Welcoming Home Young Adults

March 01, 2005 | C. Myers

We are young, and we used to be Adventist. Some of us went or still go to college or graduate school; most of us work. Some of us are pierced and tattooed, and many of us carry cell phones and use the Internet daily for information, communication, and community. Some of us are married, some of us have children, and some of us prefer to remain single. Each of us used to be involved with the Adventist Church.

For various reasons—time constraints, disenchantment, or specific negative experiences—we no longer find ourselves at church on a regular basis. It doesn't mean we're necessarily opposed to returning. There are just some things we'd like to see.

It's not the building, the music, or the technology that draws us or keeps us returning to a church as much as it is these four things:

1. Authenticity. In our Hollywood culture, we're surrounded by the untrue. We want church to be a place to escape the falsity and dis-ingenuousness of society, not just another show. We don't want to be patronized or coddled. We want truth and the sense that the members of a congregation are honest, straightforward fellow sinners and seekers.

2. Substance. If we just wanted to sit with a crowd and be entertained, we'd go to the movies. When we go to church on Sabbath, we're not looking for good music and a good time as much as for the opportunity to meet God and to worship. We want truth that we can take away with us, and intellectual and spiritual stimulation.
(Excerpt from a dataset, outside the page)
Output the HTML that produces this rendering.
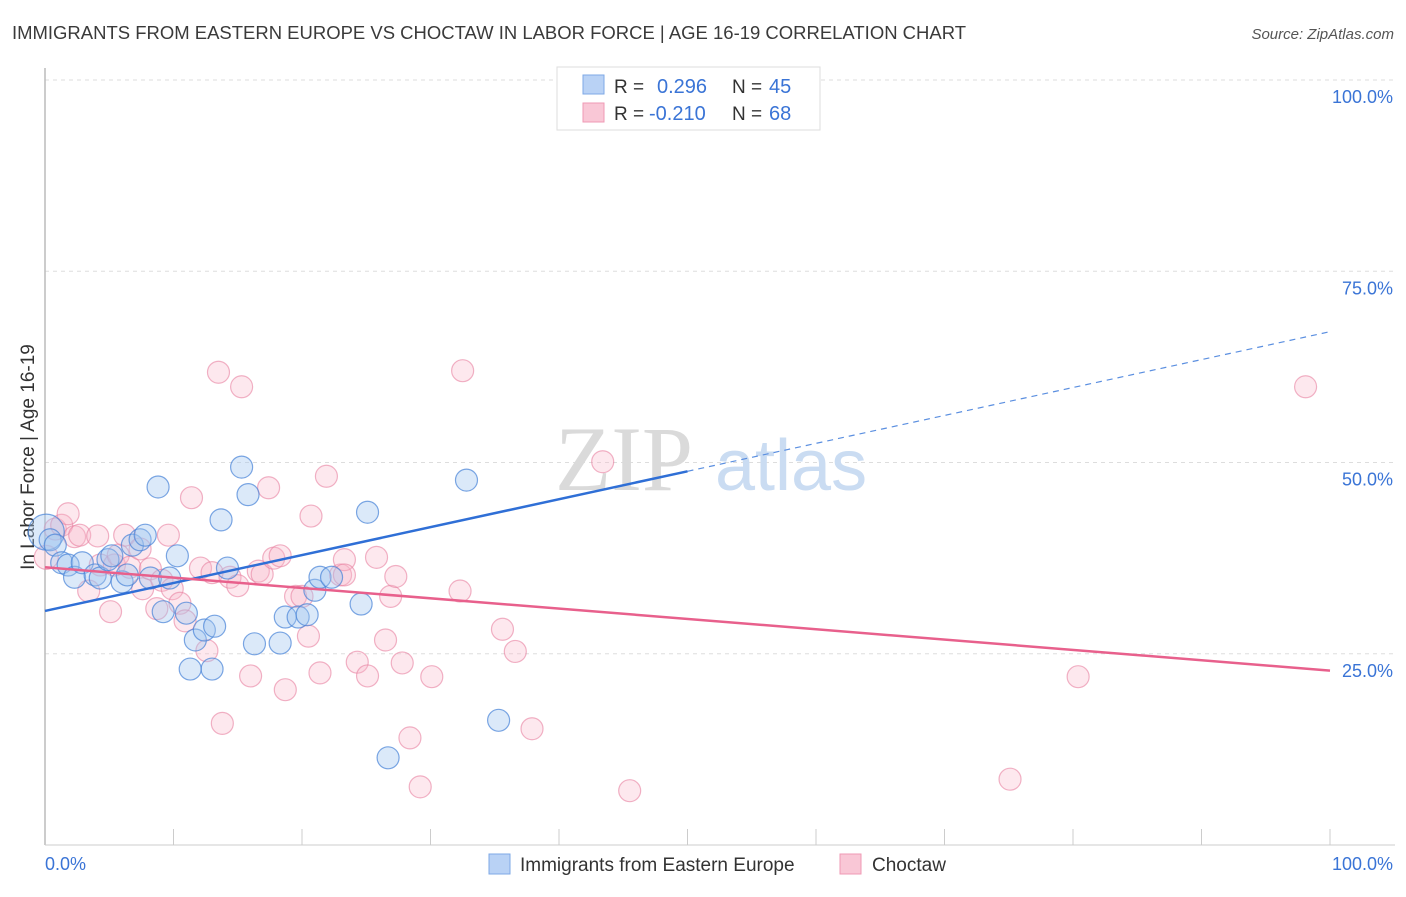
<!DOCTYPE html>
<html><head><meta charset="utf-8"><style>
body{margin:0;background:#fff;font-family:"Liberation Sans",sans-serif;}
svg text{font-family:"Liberation Sans",sans-serif;}
</style></head><body>
<svg id="chart" width="1406" height="892" viewBox="0 0 1406 892">
<text x="12" y="39" font-size="18" fill="#3a3a3a" textLength="954" lengthAdjust="spacingAndGlyphs">IMMIGRANTS FROM EASTERN EUROPE VS CHOCTAW IN LABOR FORCE | AGE 16-19 CORRELATION CHART</text>
<text x="1394" y="39" font-size="15" fill="#555" font-style="italic" text-anchor="end">Source: ZipAtlas.com</text>
<g id="grid"></g>
<g>
<text x="555" y="490" font-size="92" fill="#dadada" style="font-family:'Liberation Serif',serif">ZIP</text>
<text x="715" y="490" font-size="72" fill="#cadcf2">atlas</text>
</g>
<line x1="45" y1="68" x2="45" y2="845" stroke="#bbb" stroke-width="1.5"/>
<line x1="45" y1="845" x2="1395" y2="845" stroke="#ccc" stroke-width="1"/>
<g id="ticks"></g>
<g id="ylabels"></g>
<text transform="translate(34,457) rotate(-90)" font-size="19" fill="#333" text-anchor="middle">In Labor Force | Age 16-19</text>
<text x="45" y="870" font-size="18" fill="#3a74d6">0.0%</text>
<text x="1393" y="870" font-size="18" fill="#3a74d6" text-anchor="end">100.0%</text>
<g id="pink"></g>
<g id="blue"></g>
<g id="trends"></g>
<g>
<rect x="557" y="67" width="263" height="63" fill="#fff" stroke="#ddd"/>
<rect x="583" y="75" width="21" height="19" fill="#b9d2f5" stroke="#7ea8e6"/>
<rect x="583" y="103" width="21" height="19" fill="#f9c7d6" stroke="#ef9ab4"/>
<text x="614" y="93" font-size="19" fill="#333">R =</text><text x="657" y="93" font-size="20" fill="#3a74d6">0.296</text>
<text x="732" y="93" font-size="19" fill="#333">N =</text><text x="769" y="93" font-size="20" fill="#3a74d6">45</text>
<text x="614" y="120" font-size="19" fill="#333">R =</text><text x="649" y="120" font-size="20" fill="#3a74d6">-0.210</text>
<text x="732" y="120" font-size="19" fill="#333">N =</text><text x="769" y="120" font-size="20" fill="#3a74d6">68</text>
</g>
<g>
<rect x="489" y="854" width="21" height="20" fill="#b9d2f5" stroke="#7ea8e6"/>
<text x="520" y="871" font-size="19" fill="#333">Immigrants from Eastern Europe</text>
<rect x="840" y="854" width="21" height="20" fill="#f9c7d6" stroke="#ef9ab4"/>
<text x="872" y="871" font-size="19" fill="#333">Choctaw</text>
</g>
</svg>
<script>
const blueX=[0.1,0.4,0.8,1.3,1.8,2.3,2.9,3.9,4.3,4.9,5.2,6.0,6.4,6.8,7.4,7.8,8.2,8.8,9.2,9.7,10.3,11.0,11.7,12.4,13.0,13.2,11.3,13.7,14.2,15.3,15.8,16.3,18.3,18.7,19.7,20.4,21.0,21.4,22.3,24.6,25.1,26.7,32.8,35.3,50.2];
const blueY=[40.9,39.9,39.2,36.9,36.6,35.0,36.9,35.3,34.9,37.3,37.8,34.4,35.3,39.2,39.9,40.5,34.9,46.8,30.5,34.9,37.8,30.3,26.8,28.1,23.0,28.6,23.0,42.5,36.2,49.4,45.8,26.3,26.4,29.8,29.8,30.1,33.3,35.0,35.0,31.5,43.5,11.4,47.7,16.3,100];
const pinkX=[0.1,0.8,1.3,1.8,2.3,2.7,3.4,4.1,4.3,5.1,5.4,5.7,6.2,6.6,7.4,7.6,8.2,8.7,9.1,9.6,9.9,10.5,10.9,11.4,12.1,12.6,13.0,13.5,13.8,14.4,15.0,15.3,16.0,16.6,16.9,17.4,17.8,18.3,18.7,19.5,20.0,20.5,20.7,21.4,21.9,23.0,23.3,24.3,25.1,25.8,26.5,26.9,27.3,27.8,28.4,29.2,30.1,32.3,32.5,35.6,36.6,37.9,43.4,45.5,75.1,80.4,98.1,23.3];
const pinkY=[37.6,41.3,41.8,43.3,40.3,40.5,33.2,40.4,36.6,30.5,36.6,37.9,40.5,36.3,38.7,33.5,36.1,30.9,34.6,40.5,33.5,31.6,29.3,45.4,36.2,25.4,35.6,61.8,15.9,35.0,33.9,59.9,22.1,35.8,35.4,46.7,37.5,37.8,20.3,32.5,32.5,27.3,43.0,22.5,48.2,35.3,37.3,23.9,22.1,37.6,26.8,32.5,35.1,23.8,14.0,7.6,22.0,33.2,62.0,28.2,25.3,15.2,50.1,7.1,8.6,22.0,59.9,35.3];
const blueTrend=[30.6,67.1];
const blueSolidEnd=50;
const pinkTrend=[36.3,22.8];
const yTicks=[25,50,75,100];
const yTickLabels=["25.0%","50.0%","75.0%","100.0%"];
const xTicks=[10,20,30,40,50,60,70,80,90,100];

const NS="http://www.w3.org/2000/svg";
const X=v=>45+v*12.85;
const Y=v=>845-v*7.65;
function mk(tag,attrs,parent){const e=document.createElementNS(NS,tag);for(const k in attrs)e.setAttribute(k,attrs[k]);document.getElementById(parent).appendChild(e);return e;}

yTicks.forEach((t,i)=>{
  const g=mk('line',{x1:45,x2:1395,y1:Y(t),y2:Y(t),stroke:'#ddd','stroke-dasharray':'4,4'},'grid');
  
  
  const l=mk('text',{x:1393,y:Y(t)+23,'font-size':18,fill:'#3a74d6','text-anchor':'end'},'ylabels');
  l.textContent=yTickLabels[i];
  
  
});
xTicks.forEach(t=>{
  const l=mk('line',{x1:X(t),x2:X(t),y1:829,y2:845,stroke:'#ccc'},'ticks');
  
  
});
pinkX.forEach((x,i)=>{
  const c=mk('circle',{cx:X(x),cy:Y(pinkY[i]),r:i===0?12:11,fill:'rgba(248,182,202,0.32)',stroke:'rgba(232,128,160,0.6)','stroke-width':1.2},'pink');
  
  
});
blueX.forEach((x,i)=>{
  const c=mk('circle',{cx:X(x),cy:Y(blueY[i]),r:i===0?18:11,fill:'rgba(160,196,240,0.38)',stroke:'rgba(70,130,215,0.7)','stroke-width':1.2},'blue');
  
  
});
const bAt=x=>blueTrend[0]+(blueTrend[1]-blueTrend[0])*x/100;
let t1=mk('line',{x1:X(0),y1:Y(bAt(0)),x2:X(blueSolidEnd),y2:Y(bAt(blueSolidEnd)),stroke:'#2f6fd6','stroke-width':2.5},'trends');


let t2=mk('line',{x1:X(blueSolidEnd),y1:Y(bAt(blueSolidEnd)),x2:X(100),y2:Y(bAt(100)),stroke:'#5b8fe0','stroke-width':1.2,'stroke-dasharray':'6,5'},'trends');


let t3=mk('line',{x1:X(0),y1:Y(pinkTrend[0]),x2:X(100),y2:Y(pinkTrend[1]),stroke:'#e8608c','stroke-width':2.5},'trends');


</script>
</body></html>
3. Relevance/practicality. We want our church experience to be applicable to our everyday lives and struggles, not just something heard on Sabbath and forgotten. We want the sense that our pastor is in touch with the world today and can help us understand and apply Scripture to our day-to-day lives. If Christianity is going to be real for us, we're going to have to be able to take it out of the church.

4. Community/acceptance. In some churches, Christianity feels like an exclusive club. We want to be genuinely accepted regardless of how we look or dress. Most of us don't look to the church to satisfy all our social needs, but a feeling of community is important. Many of us would also consider positions of leadership or other involvement in the congregation; we just need an invitation.

Leadership is important. A pastor doesn't need to be young to reach us, but he or she does need a youthful mindset. We are turned off by sermons and attitudes that focus overly on doctrine and not on the practical details of deepening and living our faith.

Social activities are an added benefit. Ones that we can bring non-member friends to are even better. Since we're all different, variety is important, but in general, we prefer an environment where the pressure is low to "sign up" for either the church or an Adventist life partner.

Many of us have left, but not all of us have. Some of us are still at church, or back after a time away, and would gladly invite our friends back with us if we were certain it would be to a loving, accepting environment and meaningful spiritual experience.

Will your church be one that helps welcome us home?